The deployment of the National Weather Service Weather Surveillance Radar-1988 Doppler (WSR-88D) has provided an improved tool for monitoring precipitation distribution. Because the WSR-88D can estimate rainfall at high spatial and temporal resolution, it has great potential for meteorological and hydrological modeling. Unfortunately, a number of factors introduce discrepancies between radar rainfall estimates and actual rainfall at the Earth's surface. In this paper, I compare rainfall estimates from the Columbia Airport National Weather Service WSR-88D with precipitation recorded by 62 standard rain gauges and 10 tipping gauges in Lexington County, South Carolina. The study included seven precipitation episodes that covered a variety of synoptic types such as convective storms, tropical systems, and stratiform events. Discrepancies between the gauge and radar were analyzed by storm event to determine what potential synoptic or inherent factors caused the differences.

The results of the Geographic Information System (GIS) and the SAS regression and ANOVA models were generally consistent in their analysis proving the radar underestimates precipitation independent of the storm type.
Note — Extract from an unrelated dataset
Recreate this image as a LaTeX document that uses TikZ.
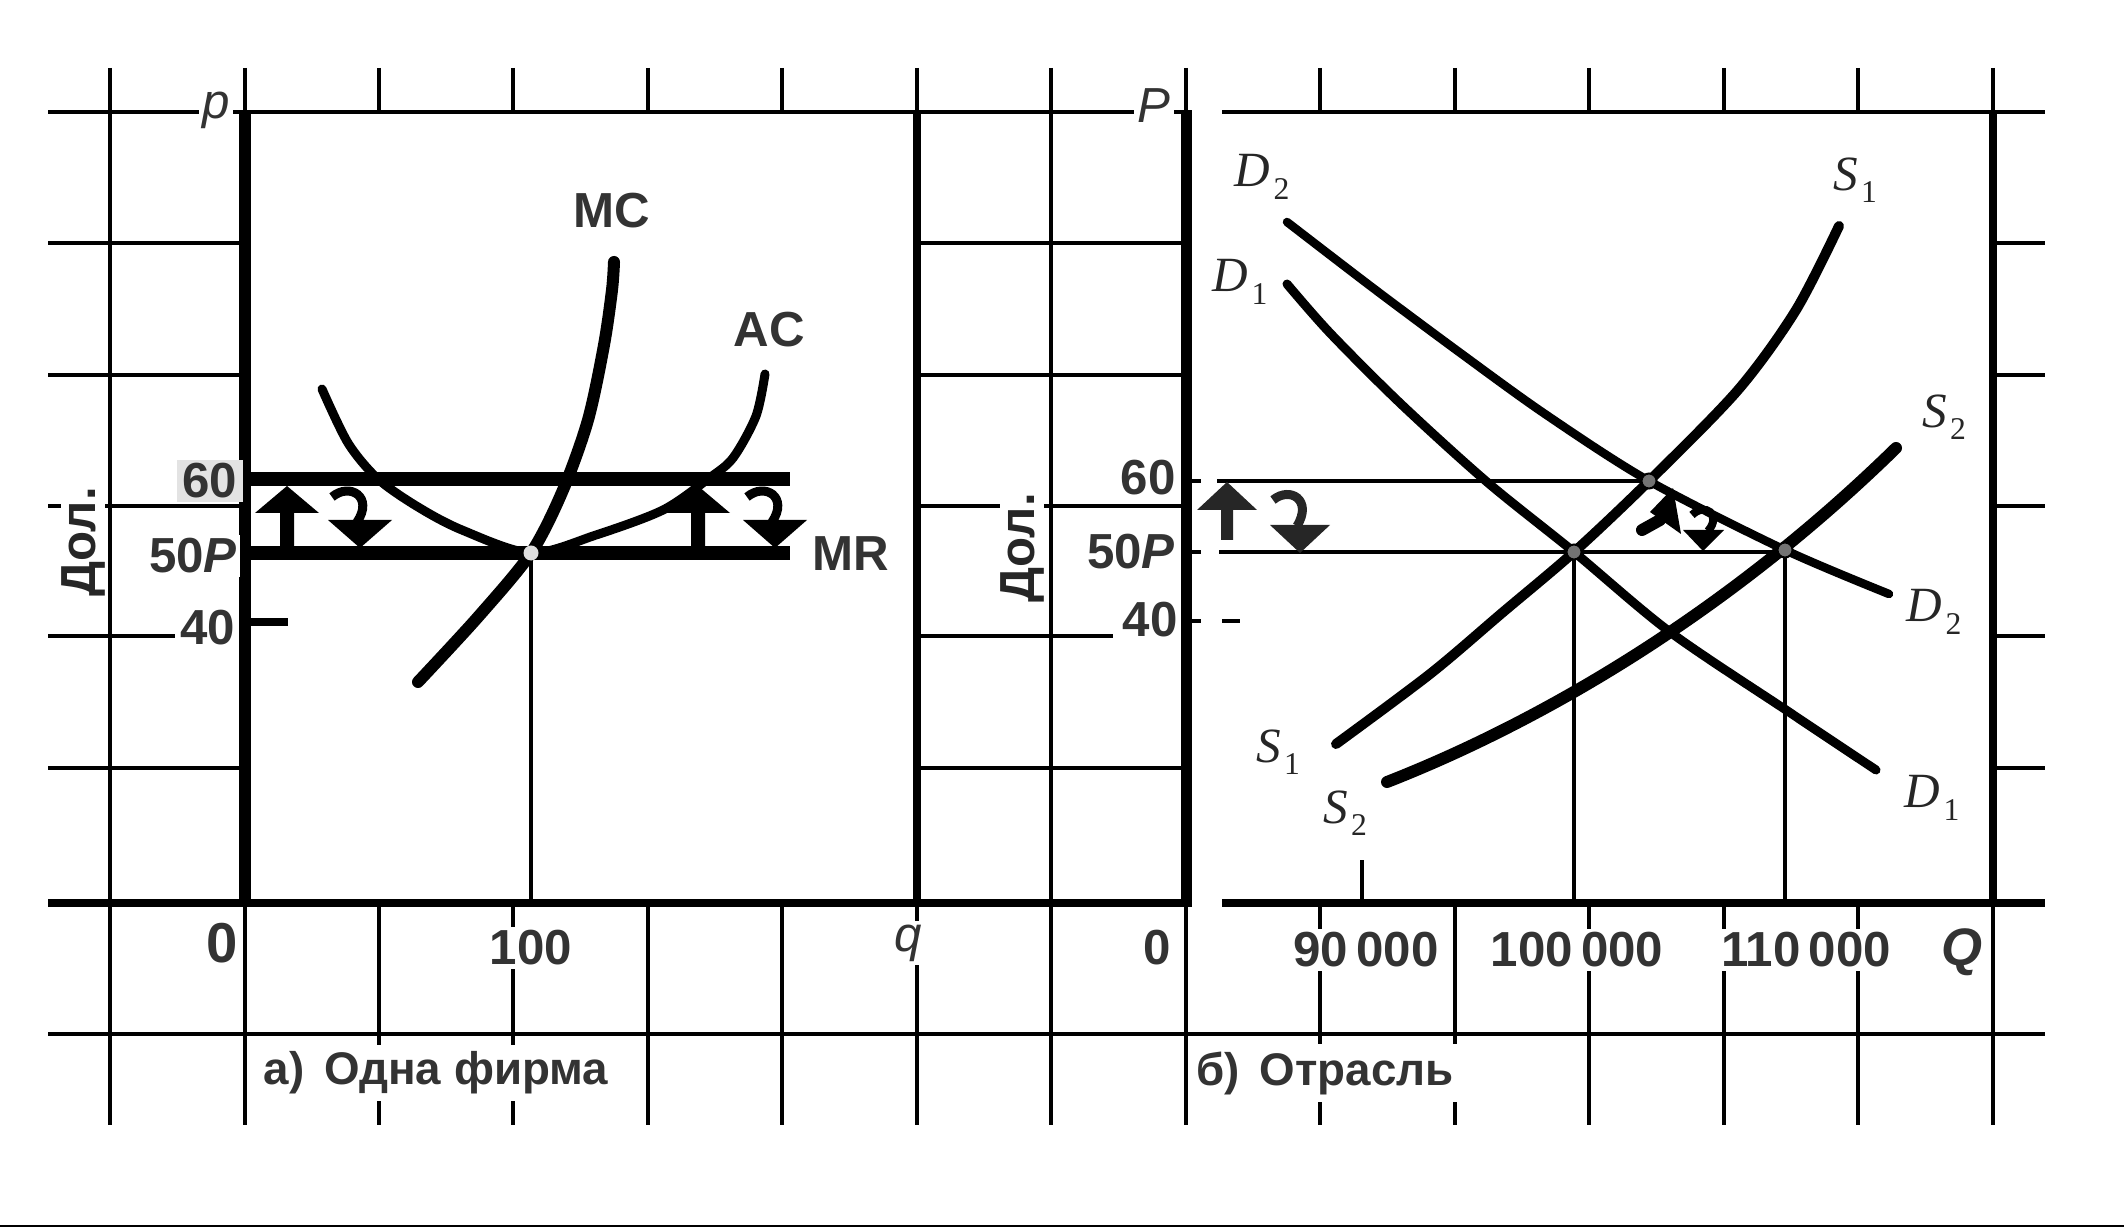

When all the storms were combined, agreement between gauges and radar was weak, with the total for the gauges being 20.9 inches on average and that for the radar 8.1 inches on average, a difference of 61%. However, when the storms were considered individually, two storms had a radar-gauge difference of less than 5%. The degree of underestimation varied with storm intensity, duration and type. The radar’s performance was the weakest during the three stratiform storms. The underestimation of 75% of the gauge data was probably attributed to the light, widespread rain and small dropsize. Overall the convective events had the average highest percent accuracy with the radar estimating 96% of the gauge data. However, the radar estimation accuracy was not consistent. The factors during these convective systems which probably had the greatest effect on radar measurements were enhancement of reflectivity by hail and larger than average raindrops and diminution of estimation by small drops and downdrafts. The radars estimated precipitation during the passage of Tropical System Earl, September 3-4, 1998, ranged from 20% to 86% as compared to the gauges. The abundance of moisture associated with tropical maritime air makes it difficult for the radar to determine a representative reflectivity.
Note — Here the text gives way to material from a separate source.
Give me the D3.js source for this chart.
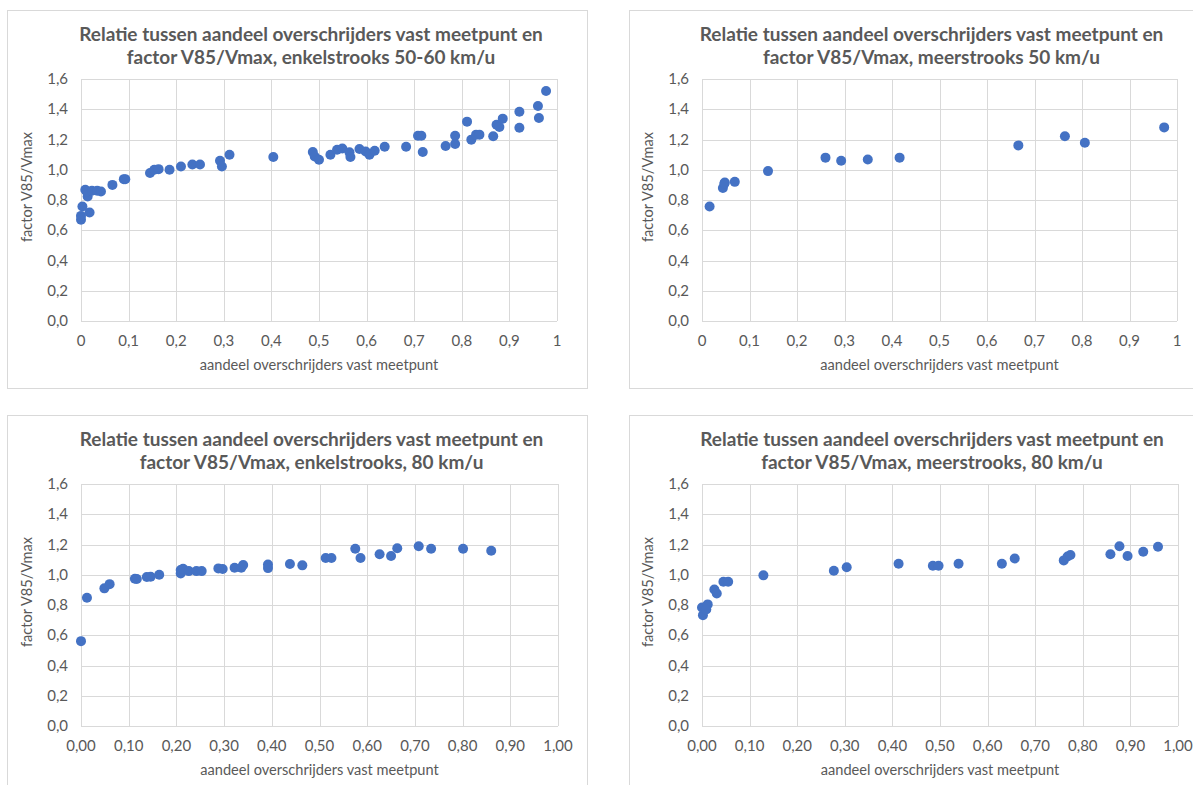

The results from this study indicate that the radar can not yet provide the spatial distribution of surface rainfall that is needed for many operational and research applications. Because of the great variability in the intensity and distribution of precipitation, more radar-gauge comparisons should be conducted covering a larger number of storms. Future research has been stimulated by these results which include analysis of the radar level II base reflectivity data to determine whether the error sources were caused by inaccurate reflectivity values, an incorrect Z-R conversion, or a combination of the two. Results from both studies will ultimately be coupled with efforts to eliminate the systematic biases of the radar and improve quantitative precipitation forecasts.